Getting out of your comfort zone

Getting out of your comfort zone

Beth is the Senior Vice President of Global & Internal Communications for a consumer product company. “As a title it does not roll off the tongue,” Beth says. “But they wouldn’t let me do Communications Guru.”

Beth is fun, a bit self-deprecating (“that’s my British wit,” she always says) and has an incredible work ethic. She knows the business of communication deeply and is known as a leader in her domain – she serves on external panels and is constantly being asked to speak at innovation conferences. Beth is the kind of boss you brag about: emotionally intelligent, personable, getting you to think you can stretch yourself and giving you all the credit when you do.

Jeremy, The CEO, thinks Beth is terrific. “I want her to be more visible. I actually want to bring her onto my Executive Committee. We are dying for the comms experience, and bringing another qualified woman into the group would be fantastic. But Beth is too narrow. I haven’t seen her think in a broad and strategic way, about the business, not just the comms solution. I’ve also noticed that she shies away from new ideas that she doesn’t get immediately. For Beth to advance she needs to get out of her comfort zone.”

All of us have a tendency to fall into our routines – it’s a natural and efficient way to work. You can’t get anything done if you are constantly reinventing yourself. You have developed your skills and talents over 20, 30 years. You have gotten a lot of positive reinforcement for being successful with these attributes. They don’t just feel “comfortable” to you, they feel like the most natural, right thing in the world.

Beth had all sorts of good reasons for being in her comfort zone. No time to reflect and take stock. The feeling that her existing expertise is what made her successful. (In fact, a good signal that you are in your comfort zone is that when multiple people ask you to get out of your comfort zone you defend your right to be there.)

For your growth as a professional, you need to develop strategies that will lead you out of your comfort zone so you can grow. Try these: Commit to being uncomfortable; practice new skills; create opportunities that will not-so-gently nudge you into the abyss.

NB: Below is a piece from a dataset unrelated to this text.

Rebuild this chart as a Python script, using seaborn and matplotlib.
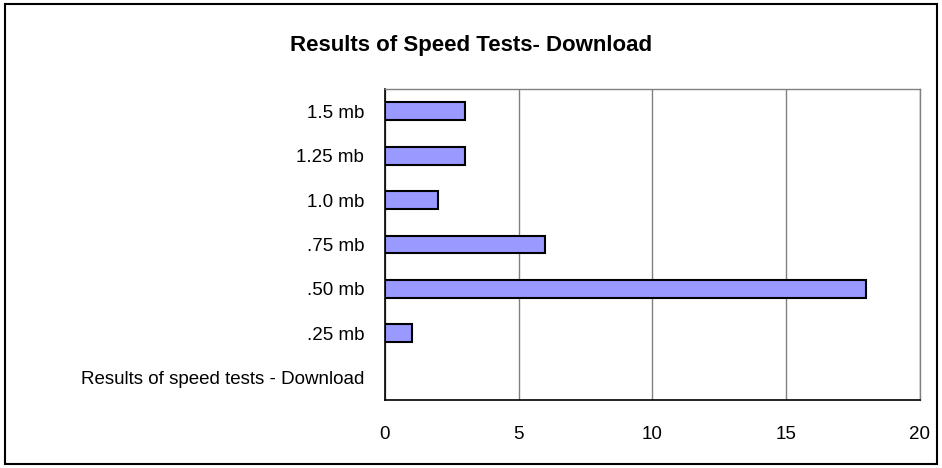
import matplotlib
matplotlib.use("Agg")
import matplotlib.pyplot as plt
import matplotlib.ticker as mticker
from matplotlib.patches import Rectangle
import numpy as np
import pandas as pd
import seaborn as sns

sns.set_style("white")
plt.rcParams['font.family'] = ['Liberation Sans', 'DejaVu Sans']
plt.rcParams['text.color'] = 'black'
plt.rcParams['xtick.labelcolor'] = 'black'
plt.rcParams['ytick.labelcolor'] = 'black'

title = "Results of Speed Tests- Download"
# top to bottom, as shown on the chart
categories = ["1.5 mb", "1.25 mb", "1.0 mb", ".75 mb", ".50 mb", ".25 mb",
              "Results of speed tests - Download"]
sizes = ["1.5 mb", "1.25 mb", "1.0 mb", ".75 mb", ".50 mb", ".25 mb"]
counts = [3, 3, 2, 6, 18, 1]
x_ticks = [0, 5, 10, 15, 20]

df = pd.DataFrame({"size": sizes, "count": counts})

fig = plt.figure(figsize=(9.42, 4.68), dpi=100)
ax = fig.add_axes([0.4087, 0.1453, 0.5679, 0.6645])

sns.barplot(data=df, x="count", y="size", order=categories, orient="h",
            color="#9999FF", saturation=1, width=0.4,
            edgecolor="black", linewidth=1.5, ax=ax, zorder=3)

ax.set_xlim(0, 20)
ax.set_ylim(len(categories) - 0.5, -0.5)
ax.xaxis.set_major_locator(mticker.FixedLocator(x_ticks))
ax.grid(axis="x", color="#808080", linewidth=1, zorder=0)
ax.set_xlabel("")
ax.set_ylabel("")

# spines like an Excel plot area
for side in ["left", "bottom"]:
    ax.spines[side].set_color("black")
    ax.spines[side].set_linewidth(1.2)
for side in ["top", "right"]:
    ax.spines[side].set_color("#808080")
    ax.spines[side].set_linewidth(1)

ax.tick_params(axis="x", direction="out", length=5, width=1, color="black",
               labelsize=13.5, labelcolor="black", pad=14)
ax.tick_params(axis="y", which="major", length=0, labelsize=13.5,
               labelcolor="black", pad=15)
ax.yaxis.set_minor_locator(mticker.FixedLocator(np.arange(-0.5, len(categories), 1)))
ax.tick_params(axis="y", which="minor", direction="out", length=5, width=1,
               color="#808080")

fig.text(0.5, 0.902, title, ha="center", va="center", fontsize=16,
         fontweight="bold", color="black")

# outer chart border
fig.patches.append(Rectangle((0.005, 0.008), 0.99, 0.984, transform=fig.transFigure,
                             fill=False, edgecolor="black", linewidth=1.5))

fig.savefig("out.png", dpi=100)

Commit to being uncomfortable. Getting out of your comfort zone is, um, uncomfortable. Sounds obvious, but in the heat of the moment that discomfort is what tells you to do what you have always done rather than try something new. That is the single thing that impedes your progress. Embracing discomfort will free you up to do something different, something that feels unnatural.

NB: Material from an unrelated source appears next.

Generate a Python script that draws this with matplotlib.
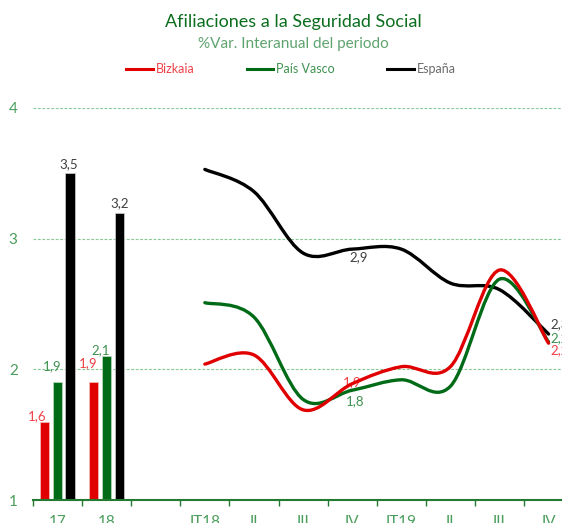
import numpy as np
import matplotlib
matplotlib.use("Agg")
import matplotlib.pyplot as plt
from matplotlib.path import Path
from matplotlib.patches import PathPatch
from matplotlib.lines import Line2D

plt.rcParams['font.family'] = ['Lato', 'DejaVu Sans']

# datos
categories = ["17", "18", "", "IT18", "II", "III", "IV", "IT19", "II", "III", "IV"]

bar_years = ["17", "18"]
bar_bizkaia = [1.6, 1.9]
bar_pv = [1.9, 2.1]
bar_espana = [3.5, 3.2]

quarters = ["IT18", "II", "III", "IV", "IT19", "II", "III", "IV"]
q_bizkaia = [2.04, 2.11, 1.69, 1.89, 2.02, 2.02, 2.76, 2.20]
q_pv = [2.51, 2.40, 1.77, 1.84, 1.92, 1.87, 2.69, 2.21]
q_espana = [3.53, 3.36, 2.89, 2.92, 2.92, 2.66, 2.61, 2.27]

RED = "#e00000"
GREEN = "#006b17"
BLACK = "#000000"
RED_TXT = "#ee4148"
GREEN_TXT = "#3f9150"
BLACK_TXT = "#404040"
AXIS_GREEN = "#237a33"
TICK_TXT = "#4a9d5c"


def fmt(v):
    return f"{v:.1f}".replace(".", ",")


def smooth_path(xs, ys):
    # curva suavizada tipo Excel (bezier con puntos de control catmull-rom)
    pts = np.column_stack([xs, ys]).astype(float)
    n = len(pts)
    verts = [pts[0]]
    codes = [Path.MOVETO]
    for i in range(n - 1):
        p0 = pts[max(i - 1, 0)]
        p1 = pts[i]
        p2 = pts[i + 1]
        p3 = pts[min(i + 2, n - 1)]
        verts += [p1 + (p2 - p0) / 6, p2 - (p3 - p1) / 6, p2]
        codes += [Path.CURVE4] * 3
    return Path(verts, codes)


fig = plt.figure(figsize=(5.62, 5.23), dpi=100)
ax = fig.add_axes([33 / 562, 23 / 523, 529 / 562, 392 / 523])

ax.set_ylim(1, 4)
ax.set_xlim(-0.5, 529 / 49.1 - 0.5)

# barras anuales
bx = np.arange(len(bar_years))
w = 0.19
ax.bar(bx - 0.265, bar_bizkaia, w, color=RED, edgecolor="#f3c0c0", lw=0.5, zorder=3)
ax.bar(bx, bar_pv, w, color=GREEN, edgecolor="#c0dcc4", lw=0.5, zorder=3)
ax.bar(bx + 0.255, bar_espana, w, color=BLACK, edgecolor="#d0d0d0", lw=0.5, zorder=3)

# etiquetas de las barras (desplazamiento en puntos)
bar_lbl = [
    (bx - 0.265, bar_bizkaia, RED_TXT, [(-5, 4), (-4, 14)]),
    (bx, bar_pv, GREEN_TXT, [(-4, 12), (-4, 4.5)]),
    (bx + 0.255, bar_espana, BLACK_TXT, [(-1, 6.5), (0, 6.5)]),
]
for xs, vals, col, offs in bar_lbl:
    for x, v, (dx, dy) in zip(xs, vals, offs):
        ax.annotate(fmt(v), (x, v), xytext=(dx, dy), textcoords="offset points",
                    ha="center", va="center", fontsize=9.5, color=col)

# lineas trimestrales
qx = np.arange(len(quarters)) + categories.index("IT18")
for vals, col in [(q_espana, BLACK), (q_pv, GREEN), (q_bizkaia, RED)]:
    ax.add_patch(PathPatch(smooth_path(qx, vals), facecolor="none", edgecolor=col,
                           lw=2.4, capstyle="round", joinstyle="round", zorder=4))

# etiquetas de las lineas
i4 = quarters.index("IV")
ax.annotate(fmt(q_espana[i4]), (qx[i4], q_espana[i4]), xytext=(4.5, -6),
            textcoords="offset points", ha="center", va="center", fontsize=9.5, color=BLACK_TXT)
ax.annotate(fmt(q_bizkaia[i4]), (qx[i4], q_bizkaia[i4]), xytext=(0, 1),
            textcoords="offset points", ha="center", va="center", fontsize=9.5, color=RED_TXT)
ax.annotate(fmt(q_pv[i4]), (qx[i4], q_pv[i4]), xytext=(2, -8),
            textcoords="offset points", ha="center", va="center", fontsize=9.5, color=GREEN_TXT)
for vals, col, dy in [(q_espana, BLACK_TXT, 7), (q_pv, GREEN_TXT, 3), (q_bizkaia, RED_TXT, -5)]:
    ax.annotate(fmt(vals[-1]), (qx[-1], vals[-1]), xytext=(1.5, dy),
                textcoords="offset points", ha="left", va="center", fontsize=9.5, color=col)

# ejes
for s in ["top", "right", "left"]:
    ax.spines[s].set_visible(False)
ax.spines["bottom"].set_color(AXIS_GREEN)
ax.spines["bottom"].set_linewidth(1.5)
ax.spines["bottom"].set_zorder(5)

ax.set_yticks([1, 2, 3, 4])
ax.set_yticklabels(["1", "2", "3", "4"])
ax.tick_params(axis="y", length=0, pad=11, labelsize=11, labelcolor=TICK_TXT)
ax.yaxis.grid(True, color="#5fb56f", alpha=0.75, lw=0.8, linestyle=(0, (2.5, 1.5)))
ax.set_axisbelow(True)

ax.set_xticks(np.arange(len(categories)) - 0.5)
ax.set_xticklabels([])
ax.set_xticks(np.arange(len(categories)), minor=True)
ax.set_xticklabels(categories, minor=True)
ax.tick_params(axis="x", which="major", length=4, width=1, color=AXIS_GREEN, direction="out")
ax.tick_params(axis="x", which="minor", length=0, pad=11, labelsize=11, labelcolor=TICK_TXT)

# titulos
fig.text(293 / 562, 1 - 22 / 523, "Afiliaciones a la Seguridad Social", ha="center", va="center",
         fontsize=13, color="#0b6e1f")
fig.text(293 / 562, 1 - 44 / 523, "%Var. Interanual del periodo", ha="center", va="center",
         fontsize=11, color="#5fa36e")

handles = [Line2D([], [], color=RED, lw=2.2),
           Line2D([], [], color=GREEN, lw=2.2),
           Line2D([], [], color=BLACK, lw=2.2)]
leg = fig.legend(handles, ["Bizkaia", "País Vasco", "España"], loc="center",
                 bbox_to_anchor=(291 / 562, 1 - 69 / 523), ncol=3, frameon=False,
                 fontsize=9, handlelength=2.1, handletextpad=0.25, columnspacing=4.2)
for t, c in zip(leg.get_texts(), [RED_TXT, GREEN_TXT, "#6b6b6b"]):
    t.set_color(c)

fig.savefig("out.png", dpi=100)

Beth realized she felt uncomfortable whenever she was called upon to be a “business leader” rather than a “functional leader.” She had grown up in comms as a sort of consultant: she did impeccable research and left the decision to “the business.” That habit made her shy away from the strategic and broad general manager thinking the CEO wanted to see her do now. “It’s like I almost go blank. There is this sense inside of me that I shouldn’t be making that decision, someone else should. So it’s easy and, yes, much more comfortable, to busy myself with the other things I have to do and wait to see what others will say. Coming out with a strong point of view on something first feels really weird.” Success! We found her point of discomfort.

Practice new skills. Congratulations, you’re uncomfortable. Now what? Here is where a little planning comes into play. You have to imagine the unnatural act you will perform in the face of that discomfort. Breaking it up into little pieces helps.

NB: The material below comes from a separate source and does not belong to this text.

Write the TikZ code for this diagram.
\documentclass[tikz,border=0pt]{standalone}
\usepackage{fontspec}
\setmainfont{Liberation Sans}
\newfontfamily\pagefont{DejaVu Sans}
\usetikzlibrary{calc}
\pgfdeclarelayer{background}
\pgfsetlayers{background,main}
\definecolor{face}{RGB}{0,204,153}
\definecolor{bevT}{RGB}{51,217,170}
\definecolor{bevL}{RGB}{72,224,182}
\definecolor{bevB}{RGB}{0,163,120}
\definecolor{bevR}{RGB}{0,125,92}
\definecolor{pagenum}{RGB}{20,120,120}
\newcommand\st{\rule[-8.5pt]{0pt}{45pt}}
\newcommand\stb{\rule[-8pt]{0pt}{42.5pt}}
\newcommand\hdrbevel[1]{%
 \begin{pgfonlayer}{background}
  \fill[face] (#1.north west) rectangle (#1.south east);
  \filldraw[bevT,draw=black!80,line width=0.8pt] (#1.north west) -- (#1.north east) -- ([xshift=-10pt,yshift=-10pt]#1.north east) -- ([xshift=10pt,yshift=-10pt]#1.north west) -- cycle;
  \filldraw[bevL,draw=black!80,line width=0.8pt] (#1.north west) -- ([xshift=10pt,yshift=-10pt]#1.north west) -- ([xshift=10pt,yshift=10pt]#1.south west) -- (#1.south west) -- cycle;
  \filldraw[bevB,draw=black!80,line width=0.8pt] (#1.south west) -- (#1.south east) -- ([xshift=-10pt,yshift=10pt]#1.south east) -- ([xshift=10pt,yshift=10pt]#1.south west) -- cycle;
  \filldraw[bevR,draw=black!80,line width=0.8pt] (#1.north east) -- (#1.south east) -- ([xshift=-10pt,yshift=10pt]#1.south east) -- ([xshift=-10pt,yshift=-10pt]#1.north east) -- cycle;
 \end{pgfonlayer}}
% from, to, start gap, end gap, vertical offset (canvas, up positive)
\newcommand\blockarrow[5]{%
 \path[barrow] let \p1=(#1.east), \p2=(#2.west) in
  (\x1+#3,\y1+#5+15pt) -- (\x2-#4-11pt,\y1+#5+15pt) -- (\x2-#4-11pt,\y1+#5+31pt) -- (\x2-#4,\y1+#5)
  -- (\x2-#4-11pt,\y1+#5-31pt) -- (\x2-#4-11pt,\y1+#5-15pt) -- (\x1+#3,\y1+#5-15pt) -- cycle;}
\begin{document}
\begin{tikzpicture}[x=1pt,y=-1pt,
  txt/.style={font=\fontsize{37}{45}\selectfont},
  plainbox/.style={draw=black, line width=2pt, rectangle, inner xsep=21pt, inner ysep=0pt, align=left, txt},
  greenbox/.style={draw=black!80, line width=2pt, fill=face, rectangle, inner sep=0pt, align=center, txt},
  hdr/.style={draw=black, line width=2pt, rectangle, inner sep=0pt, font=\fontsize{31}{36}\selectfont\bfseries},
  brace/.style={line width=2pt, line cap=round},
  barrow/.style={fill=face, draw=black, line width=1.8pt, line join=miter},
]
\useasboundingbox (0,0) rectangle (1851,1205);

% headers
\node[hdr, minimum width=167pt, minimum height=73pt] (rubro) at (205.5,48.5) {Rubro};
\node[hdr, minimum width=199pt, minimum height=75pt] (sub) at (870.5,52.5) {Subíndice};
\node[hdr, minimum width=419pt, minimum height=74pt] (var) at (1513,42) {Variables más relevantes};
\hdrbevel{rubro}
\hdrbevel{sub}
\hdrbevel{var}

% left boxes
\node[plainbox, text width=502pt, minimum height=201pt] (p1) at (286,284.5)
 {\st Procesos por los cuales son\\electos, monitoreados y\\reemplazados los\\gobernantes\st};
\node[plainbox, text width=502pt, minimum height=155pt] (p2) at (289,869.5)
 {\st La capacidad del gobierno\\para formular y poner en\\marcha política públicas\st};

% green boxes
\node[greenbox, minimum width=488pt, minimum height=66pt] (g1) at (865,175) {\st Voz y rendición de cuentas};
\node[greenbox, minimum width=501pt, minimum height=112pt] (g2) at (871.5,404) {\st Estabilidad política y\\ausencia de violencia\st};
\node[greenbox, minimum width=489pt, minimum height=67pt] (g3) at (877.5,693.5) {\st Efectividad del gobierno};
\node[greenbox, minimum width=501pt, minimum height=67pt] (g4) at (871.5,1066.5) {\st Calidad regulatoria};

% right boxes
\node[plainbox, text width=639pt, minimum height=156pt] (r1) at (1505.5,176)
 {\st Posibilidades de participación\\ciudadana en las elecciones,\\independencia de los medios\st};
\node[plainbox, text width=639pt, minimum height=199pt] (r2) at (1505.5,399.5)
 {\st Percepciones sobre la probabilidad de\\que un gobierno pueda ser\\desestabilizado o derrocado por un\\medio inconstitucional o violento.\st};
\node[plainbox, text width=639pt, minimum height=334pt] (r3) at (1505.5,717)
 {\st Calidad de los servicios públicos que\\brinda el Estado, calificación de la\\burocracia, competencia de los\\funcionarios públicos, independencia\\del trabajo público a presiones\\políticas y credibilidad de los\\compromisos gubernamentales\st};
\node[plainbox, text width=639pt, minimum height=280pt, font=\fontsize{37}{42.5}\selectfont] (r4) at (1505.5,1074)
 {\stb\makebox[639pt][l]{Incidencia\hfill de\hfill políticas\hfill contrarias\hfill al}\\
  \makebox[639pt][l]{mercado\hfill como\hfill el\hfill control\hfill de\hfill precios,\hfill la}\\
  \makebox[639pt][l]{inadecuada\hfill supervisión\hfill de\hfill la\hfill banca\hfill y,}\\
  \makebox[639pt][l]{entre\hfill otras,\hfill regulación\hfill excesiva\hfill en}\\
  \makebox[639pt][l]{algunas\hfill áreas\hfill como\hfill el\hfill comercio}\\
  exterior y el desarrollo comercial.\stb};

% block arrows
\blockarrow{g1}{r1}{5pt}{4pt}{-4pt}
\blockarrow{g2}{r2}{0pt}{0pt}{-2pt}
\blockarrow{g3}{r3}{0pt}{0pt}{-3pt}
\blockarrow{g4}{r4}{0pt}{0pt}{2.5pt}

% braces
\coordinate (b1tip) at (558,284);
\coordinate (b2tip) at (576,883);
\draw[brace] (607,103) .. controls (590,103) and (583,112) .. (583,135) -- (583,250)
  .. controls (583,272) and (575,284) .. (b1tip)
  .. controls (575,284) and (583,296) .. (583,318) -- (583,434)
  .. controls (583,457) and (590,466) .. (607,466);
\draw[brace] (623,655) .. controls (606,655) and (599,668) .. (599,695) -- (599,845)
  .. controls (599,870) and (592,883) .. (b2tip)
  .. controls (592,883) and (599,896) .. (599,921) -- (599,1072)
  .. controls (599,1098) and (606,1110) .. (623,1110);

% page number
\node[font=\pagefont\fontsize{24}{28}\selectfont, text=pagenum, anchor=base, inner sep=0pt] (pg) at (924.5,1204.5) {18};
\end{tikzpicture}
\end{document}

For Beth, that meant that the next time the CEO or Chief Strategy Officer asked for opinions from her and some of her peers, she would feel the discomfort. Then, she would stop everything else and just focus on the request for 30 minutes. She would envision running the business as a whole and making a decision, not a recommendation. She would formulate and write down an answer (“Luckily I’ve learned to be a fast writer over the years,” Beth said.) That’s good – creating a little oasis of comfort around you helps you do uncomfortable things. Finally, she would bounce her thoughts off of a close colleague to get input and validation.

Create opportunities to scare yourself. You may come across opportunities to get out of your comfort zone in the course of your job. More likely, your job is the source of your comfort zone and you’ll have to look outside of it. Volunteer to present something in a forum you are not comfortable with. Raise your hand to lead a cross-functional team on a topic out of your comfort zone. Ask a close colleague or your boss if they see opportunities for you.

Beth realized that new technology scared her. She asked her team to put together a “cool new thing” panel and they did a two-hour lunch session on the latest new ideas. They picked one idea to start implementing, and Beth agreed to support a project testing it. She committed to presenting it to the Executive Committee herself, putting her whole credibility behind it and, not incidentally, forcing her to learn about it and get comfortable with it.